Nicaragua is considering embracing Russian Mir bank cards for international trade transactions in an effort to circumvent US sanctions.
Mir is a Russian payment system independent of the one used by the Society for Worldwide Interbank Financial Telecommunications (SWIFT).
The US and its allies used SWIFT’s payment infrastructure to impose sanctions on Russian banks following the country’s invasion of Ukraine. The system was also used to sanction Nicaragua after Daniel Ortega’s presidential victory came under sharp scrutiny. The sanctions restrict the operations of the Nicaraguan central bank and national commercial banks, in addition to curbing the business operations of errant companies and individuals in other countries.

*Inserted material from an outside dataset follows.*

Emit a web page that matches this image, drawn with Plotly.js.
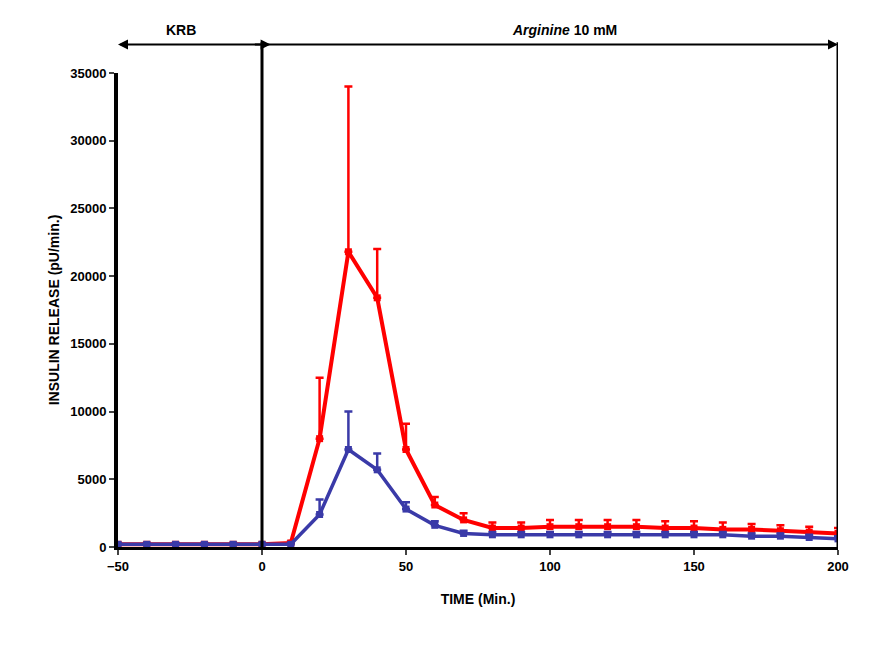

Nicaragua’s Finance Minister Ivan Acosta Montalvan told a Russian Youtube channel that the country is seriously considering introducing Mir.

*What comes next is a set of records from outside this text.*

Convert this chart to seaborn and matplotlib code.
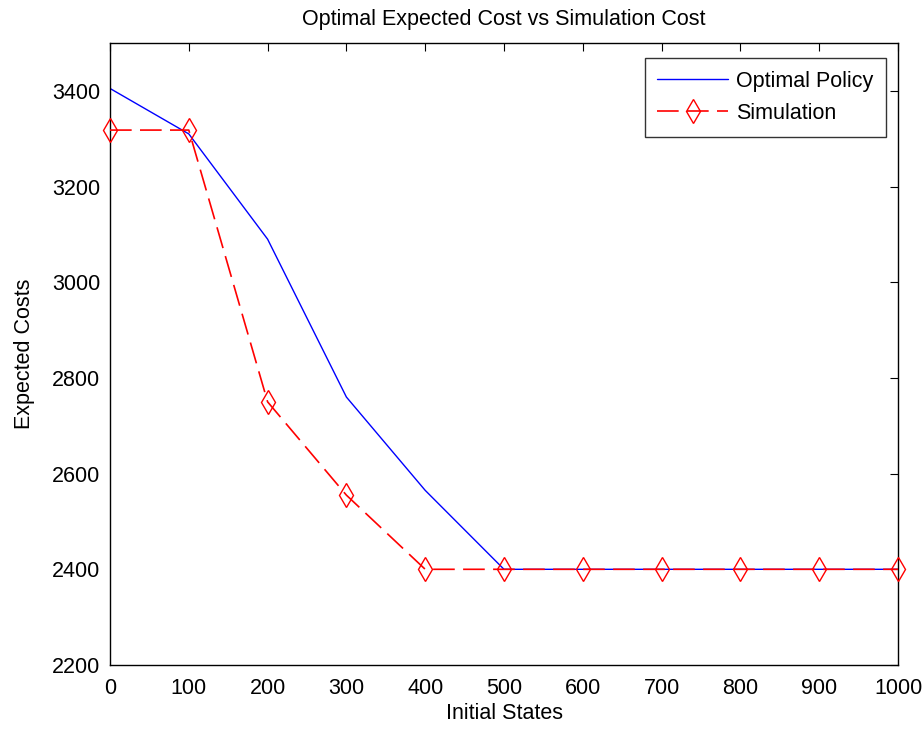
import matplotlib
matplotlib.use("Agg")
import matplotlib.pyplot as plt
import seaborn as sns
import pandas as pd

# Initial states and the two cost curves
initial_states = [0, 100, 200, 300, 400, 500, 600, 700, 800, 900, 1000]
optimal_policy = [3405, 3310, 3090, 2760, 2565, 2400, 2400, 2400, 2400, 2400, 2400]
simulation = [3318, 3318, 2750, 2555, 2400, 2400, 2400, 2400, 2400, 2400, 2400]

x_ticks = [0, 100, 200, 300, 400, 500, 600, 700, 800, 900, 1000]
y_ticks = [2200, 2400, 2600, 2800, 3000, 3200, 3400]

sns.set_style("white")
plt.rcParams["font.family"] = ["Liberation Sans", "DejaVu Sans"]
plt.rcParams["text.color"] = "black"
plt.rcParams["axes.labelcolor"] = "black"
plt.rcParams["xtick.direction"] = "in"
plt.rcParams["ytick.direction"] = "in"

df = pd.DataFrame({
    "state": initial_states,
    "optimal": optimal_policy,
    "sim": simulation,
})

fig = plt.figure(figsize=(9.23, 7.3), dpi=100)
ax = fig.add_axes([110 / 923, 1 - 665 / 730, 788 / 923, 622 / 730])

sns.lineplot(data=df, x="state", y="optimal", ax=ax, color="#0000ff",
             linewidth=1.0, label="Optimal Policy")
sns.lineplot(data=df, x="state", y="sim", ax=ax, color="#ff0000",
             linewidth=1.2, marker="d", markersize=12, markerfacecolor="none",
             markeredgecolor="#ff0000", markeredgewidth=1.0,
             dashes=(13, 5), label="Simulation", clip_on=False, zorder=3)

ax.set_xlim(0, 1000)
ax.set_ylim(2200, 3500)
ax.set_xticks(x_ticks)
ax.set_yticks(y_ticks)

fs = 15.5
ax.tick_params(axis="both", which="both", direction="in", length=6, width=0.8,
               top=True, right=True, labelsize=fs, colors="black")
ax.tick_params(axis="x", pad=9)
ax.tick_params(axis="y", pad=7)
for s in ax.spines.values():
    s.set_visible(True)
    s.set_color("black")
    s.set_linewidth(1.0)

ax.set_xlabel("Initial States", fontsize=fs, labelpad=3, color="black")
ax.set_ylabel("Expected Costs", fontsize=fs, labelpad=12, color="black")
ax.set_title("Optimal Expected Cost vs Simulation Cost", fontsize=fs, pad=13,
             color="black")

leg = ax.legend(loc="upper right", bbox_to_anchor=(0.985, 0.976), fontsize=fs,
                frameon=True, fancybox=False, handlelength=3.3,
                borderpad=0.6, labelspacing=0.5, handletextpad=0.35,
                borderaxespad=0)
leg.get_frame().set_edgecolor("black")
leg.get_frame().set_linewidth(1.0)
for t in leg.get_texts():
    t.set_color("black")

fig.savefig("out.png", dpi=100)
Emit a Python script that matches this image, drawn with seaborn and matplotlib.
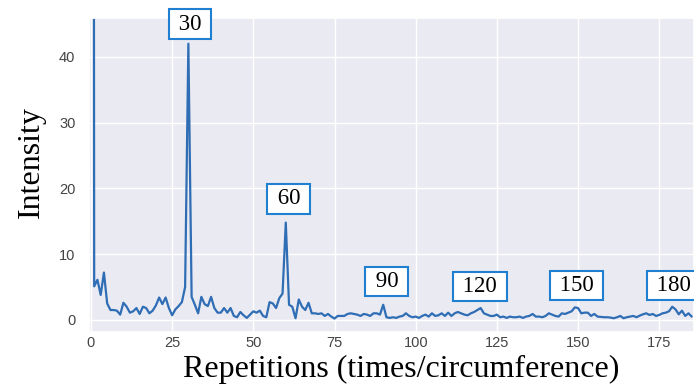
import numpy as np
import pandas as pd
import matplotlib
matplotlib.use("Agg")
import matplotlib.pyplot as plt
import seaborn as sns

intensity = [
    600.0,
    5.1, 6.1, 3.8, 7.2, 2.5, 1.5, 1.5, 1.4, 0.8, 2.6,
    2.0, 1.1, 1.3, 1.8, 0.9, 2.0, 1.8, 1.0, 1.4, 2.2,
    3.4, 2.4, 3.4, 1.8, 0.7, 1.6, 2.1, 2.7, 5.0, 42.0,
    3.5, 2.3, 1.0, 3.5, 2.4, 2.1, 3.5, 1.8, 1.1, 1.1,
    1.8, 1.1, 1.8, 0.6, 0.4, 1.2, 0.7, 0.3, 0.8, 1.3,
    1.1, 1.4, 0.6, 0.4, 2.7, 2.5, 1.8, 3.3, 4.0, 14.8,
    2.3, 2.0, 0.25, 3.1, 2.0, 1.5, 2.6, 1.0, 1.0, 0.9,
    1.0, 0.6, 0.9, 0.5, 0.2, 0.6, 0.6, 0.6, 0.9, 1.0,
    0.9, 0.8, 0.6, 0.9, 0.8, 0.6, 1.0, 1.0, 0.8, 2.3,
    0.4, 0.3, 0.4, 0.3, 0.5, 0.6, 1.0, 0.6, 0.4, 0.5,
    0.3, 0.6, 0.8, 0.5, 1.0, 0.6, 0.7, 1.0, 0.6, 1.1,
    0.6, 1.0, 1.2, 1.0, 0.8, 0.7, 1.0, 1.2, 1.5, 1.8,
    1.0, 0.8, 0.6, 0.6, 0.8, 0.4, 0.5, 0.3, 0.5, 0.4,
    0.4, 0.5, 0.3, 0.5, 0.6, 0.9, 0.5, 0.5, 0.4, 0.6,
    1.0, 0.8, 0.6, 0.5, 1.0, 0.9, 1.1, 1.3, 1.9, 1.8,
    1.0, 1.1, 1.1, 0.6, 0.9, 0.5, 0.45, 0.4, 0.4, 0.35,
    0.25, 0.4, 0.6, 0.25, 0.4, 0.5, 0.6, 0.4, 0.65, 0.85,
    1.0, 0.75, 0.9, 0.6, 0.75, 1.0, 1.1, 1.3, 2.0, 1.6,
    0.85, 1.4, 0.6, 1.0, 0.5,
]
repetitions = list(range(len(intensity)))

peak_labels = ["30", "60", "90", "120", "150", "180"]
peak_label_x = [30.5, 60.9, 91.1, 119.8, 149.5, 179.5]
peak_label_y = [45.0, 18.4, 5.8, 5.1, 5.2, 5.2]

x_ticks = [0, 25, 50, 75, 100, 125, 150, 175]
y_ticks = [0, 10, 20, 30, 40]

sns.set_theme(style="darkgrid")
plt.rcParams["font.family"] = ["Liberation Sans", "DejaVu Sans"]

df = pd.DataFrame({"rep": repetitions, "val": intensity})

fig = plt.figure(figsize=(6.94, 3.85), dpi=100)
ax = fig.add_axes([0.1287, 0.1384, 1 - 0.1287, 0.953 - 0.1384])

sns.lineplot(data=df, x="rep", y="val", ax=ax, color="#2f6db5", linewidth=1.6)

ax.set_xlim(-0.5, 185.7)
ax.set_ylim(-1.8, 45.9)
ax.set_xticks(x_ticks)
ax.set_yticks(y_ticks)
ax.tick_params(axis="both", length=0, labelsize=10.5, colors="#444444")
ax.tick_params(axis="y", pad=10)
ax.tick_params(axis="x", pad=3)

serif = ["Liberation Serif", "DejaVu Serif"]
ax.set_xlabel("Repetitions (times/circumference)", fontsize=23, family=serif, color="black")
ax.set_ylabel("Intensity", fontsize=23, family=serif, color="black")
ax.xaxis.set_label_coords(0.515, -0.074)
ax.yaxis.set_label_coords(-0.072, 0.54)

for lab, lx, ly in zip(peak_labels, peak_label_x, peak_label_y):
    ax.text(lx, ly, " " + lab + " ", ha="center", va="center", fontsize=16.5,
            family=serif, color="black", clip_on=False,
            bbox=dict(boxstyle="square,pad=0.18", facecolor="white",
                      edgecolor="#1f7fd0", linewidth=1.5))

fig.savefig("out.png", dpi=100)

“We are already considering the Russian Mir payment system, which would allow us to move away from the US dollar,” Montalvan stated.
Ortega’s trade advisor, Laureano Facundo Ortega Murillo, stated during a recent Russia-Latin America Business Dialogue that Nicaragua is studying the adoption of the payment system in Cuba and plans to follow suit.
Mir cards began to be accepted in Cuba in March of this year, with people increasingly using them at local ATMs to withdraw cash.
Russian banks have already issued more than 129 million Mir cards since 2014. The cards are used in several countries, including Venezuela, Turkey, Vietnam, Armenia, South Korea, Uzbekistan and Belarus.